Ireland’s million euro visa
3/8/2012
Ivan Radford
Photo credit: Trent Strohm
In an unusual attempt to encourage immigration and overseas
property investment, the USA proposed a B.O.G.O.F. bill last year that would
give foreigners a
free visa with every house purchased. Now, Ireland has decided to do the
same. But where America's offer applied to anyone spending $500,000 on US real
estate, Ireland places an even higher value on its visa: one million euros.
The proposal, to be outlined in full next month, will grant
residential rights to overseas investors if they spend €1m on property owned by
the National Asset Management Agency (NAMA), at least €2m on a low interest
immigrant investor bond, or choose to put money into an Irish company or a
project benefitting the arts or education.
The scheme, which benefits those outside of the EU who
require permits to live and work within the Union, marks a new step for
Ireland, a country increasingly desperate to get its economy back on track.
"The further we are into the crisis the more you need to
come up with something a little bit more," Austin Hughes, an economist at Dublin's
KBC Bank Ireland, told Bloomberg.
"The various little tasters that the government is offering help create an
impression of an economy that wants to do business."

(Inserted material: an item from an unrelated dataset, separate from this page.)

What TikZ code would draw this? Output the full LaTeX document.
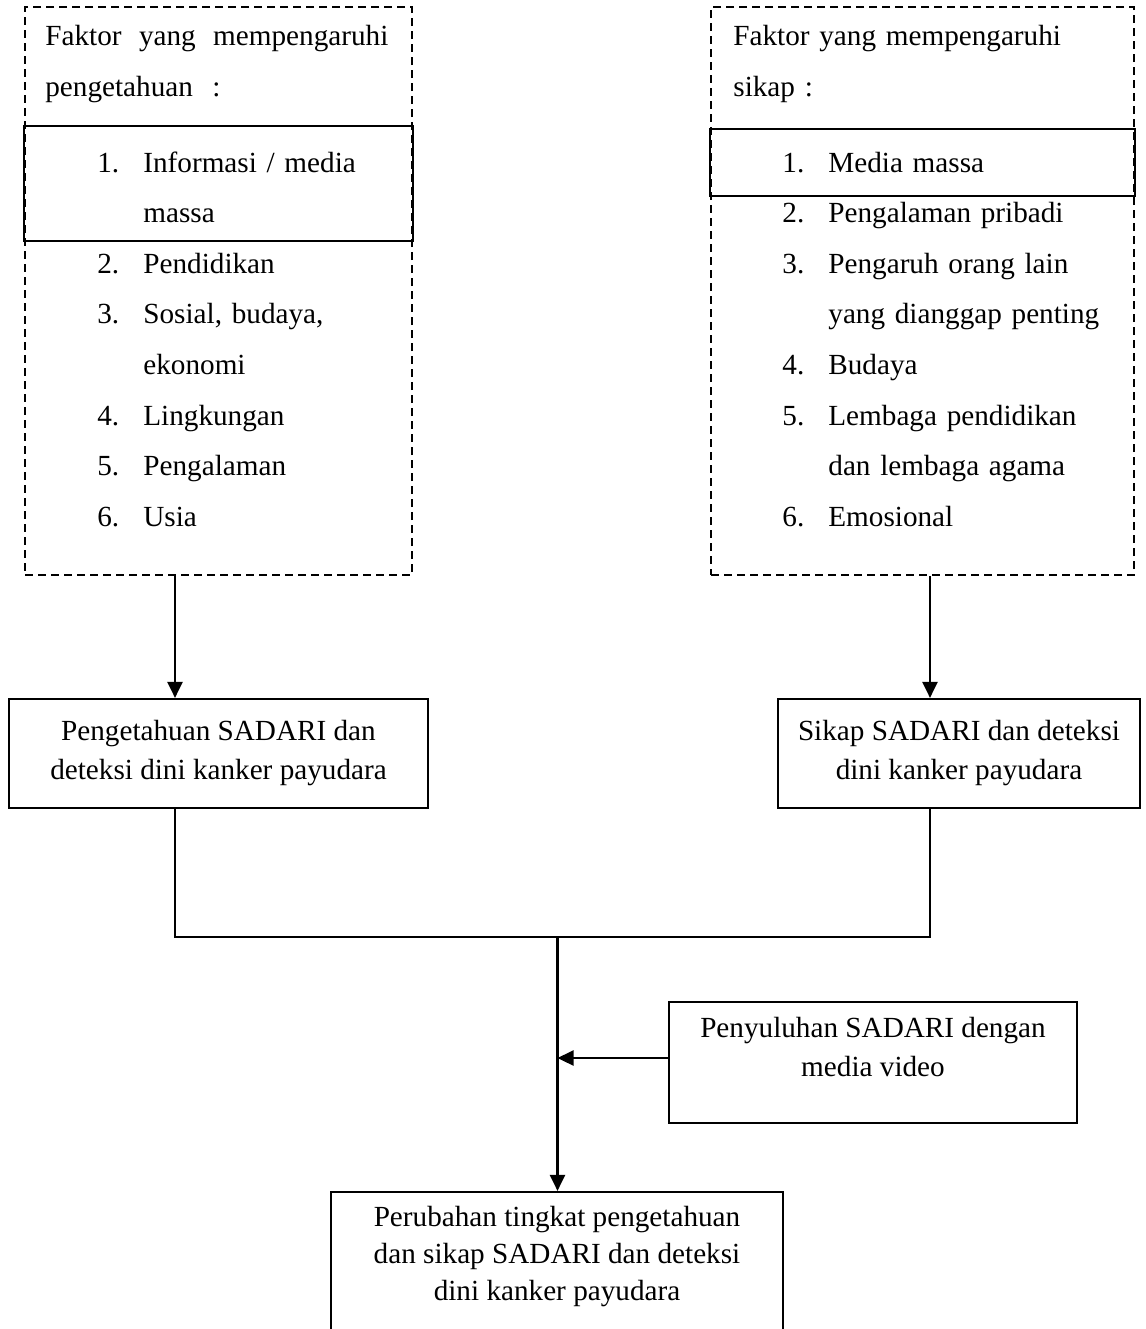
\documentclass[tikz,border=0pt]{standalone}
\usepackage{fontspec}
\setmainfont{Liberation Serif}
\usetikzlibrary{positioning,arrows.meta}

\newcommand{\nomorA}[1]{\hspace*{26pt}\makebox[23pt][l]{#1}}
\newcommand{\lanjutA}{\hspace*{49pt}}
\newcommand{\nomorB}[1]{\hspace*{24.5pt}\makebox[23pt][l]{#1}}
\newcommand{\lanjutB}{\hspace*{47.5pt}}

\begin{document}
\begin{tikzpicture}[x=0.5pt,y=-0.5pt,
    garis/.style={line width=1.1pt},
    kotak/.style={draw, line width=1.1pt, inner sep=0pt, align=center, font=\fontsize{14.6}{19.5}\selectfont},
    faktor/.style={draw, line width=1pt, dash pattern=on 4pt off 2.5pt, inner sep=0pt, minimum height=284pt},
    daftar/.style={anchor=north west, inner sep=0pt, align=left, font=\fontsize{14.6}{25.3}\selectfont},
    teks/.style={inner sep=0pt, align=center, font=\fontsize{14.6}{19.5}\selectfont},
    panah/.style={line width=1.1pt, -{Triangle[length=8pt,width=7.5pt]}}]
    \useasboundingbox (0,0) rectangle (1146,1329);
    \clip (0,0) rectangle (1146,1329);

    \node[faktor, minimum width=193.5pt] (faktorA) at (218.5,291) {};
    \node[faktor, minimum width=211.5pt] (faktorB) at (922.5,291) {};
    \coordinate (pitaA1) at (0,126);
    \coordinate (pitaA2) at (0,241);
    \coordinate (pitaB1) at (0,129);
    \coordinate (pitaB2) at (0,196);
    \draw[garis] (faktorA.west |- pitaA1) rectangle (faktorA.east |- pitaA2);
    \draw[garis] (faktorB.west |- pitaB1) rectangle (faktorB.east |- pitaB2);

    \node[daftar, text width=172pt] (isiA) at (45,9.6) {\strut\makebox[171.5pt][l]{Faktor\hfill yang\hfill mempengaruhi}\\
      pengetahuan\ \ :\\[12.7pt]
      \nomorA{1.}Informasi / media\\
      \lanjutA massa\\
      \nomorA{2.}Pendidikan\\
      \nomorA{3.}Sosial, budaya,\\
      \lanjutA ekonomi\\
      \nomorA{4.}Lingkungan\\
      \nomorA{5.}Pengalaman\\
      \nomorA{6.}Usia};
    \node[daftar, text width=195pt] (isiB) at (733,9.6) {\strut Faktor yang mempengaruhi\\
      sikap :\\[12.7pt]
      \nomorB{1.}Media massa\\
      \nomorB{2.}Pengalaman pribadi\\
      \nomorB{3.}Pengaruh orang lain\\
      \lanjutB yang dianggap penting\\
      \nomorB{4.}Budaya\\
      \nomorB{5.}Lembaga pendidikan\\
      \lanjutB dan lembaga agama\\
      \nomorB{6.}Emosional};

    \node[kotak, minimum width=209.5pt, minimum height=54.5pt] (pengetahuan) at (218.5,753.5) {Pengetahuan SADARI dan\\deteksi dini kanker payudara};
    \node[kotak, minimum width=181pt, minimum height=54.5pt] (sikap) at (959,753.5) {Sikap SADARI dan deteksi\\dini kanker payudara};
    \node[kotak, minimum width=204pt, minimum height=60.5pt] (penyuluhan) at (873,1062.5) {};
    \node[teks, below=8pt of penyuluhan.north] (teksPenyuluhan) {Penyuluhan SADARI dengan\\media video};
    \node[kotak, minimum width=226pt, minimum height=84pt] (perubahan) at (557,1276) {};
    \node[teks, font=\fontsize{14.6}{18.5}\selectfont, below=7.5pt of perubahan.north] (teksPerubahan) {Perubahan tingkat pengetahuan\\dan sikap SADARI dan deteksi\\dini kanker payudara};

    \coordinate (kiri) at (175,936.7);
    \coordinate (kanan) at (930,936.7);
    \coordinate (tengah) at (557.5,936.7);
    \coordinate (masuk) at ([yshift=2.25pt]penyuluhan.west);
    \draw[panah] (faktorA.south -| kiri) -- (pengetahuan.north -| kiri);
    \draw[panah] (faktorB.south -| kanan) -- (sikap.north -| kanan);
    \draw[garis] (pengetahuan.south -| kiri) -- (kiri) -- (kanan) -- (sikap.south -| kanan);
    \draw[panah] (tengah) -- (perubahan.north -| tengah);
    \draw[panah] (masuk) -- (masuk -| tengah);
\end{tikzpicture}
\end{document}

Indeed, Ireland's market is at rock bottom. In January, a
house was created
entirely out of euros by one artist to highlight the severity of the
country's financial deficit, while unemployment climbed to 14.2 per cent in
2011. NAMA, which has taken on a total of 74 billion euros of property debt
from Irish banks, is now hoping that the chance of a free visa will attract a
substantial injection of overseas cash.
Similar schemes have been tried in Europe before, but have
proved controversial. Latvian nationalists protested last year when the
government announced it would give visas to foreigners who spent over €60,000
on a house.
"If this continues,"
one protestor told the BBC,
"most of the country will belong to other people."
Despite the angry response, the initiative ultimately boosted
Latvia's economy and stimulated construction in its flagging real estate
industry. Ireland will be aiming to achieve the same result - and it may well
work.
Indeed, overseas buyers from outside the EU are already showing
an increased interest in the country, where house prices have more than halved
in the last year six years. Russian investors are typically out in full force, according
to PathFinder, while Americans with Irish ancestry are starting to head back to
their roots.
Irish citizens, on the other hand, are flocking in the other
direction. 17,755 US visas were granted to Irish emigrants in 2011, an increase
of 22 per cent from the year before. As unemployment worsens, Irish residents cannot
wait to leave the country, with another 75,000 predicted to emigrate this year,
adds Work Permit.
Whether they are attracted to America by the offer of a free
visa is unclear, but one thing is certain for Ireland's welcoming property
market: there will be more than enough room for the new residents.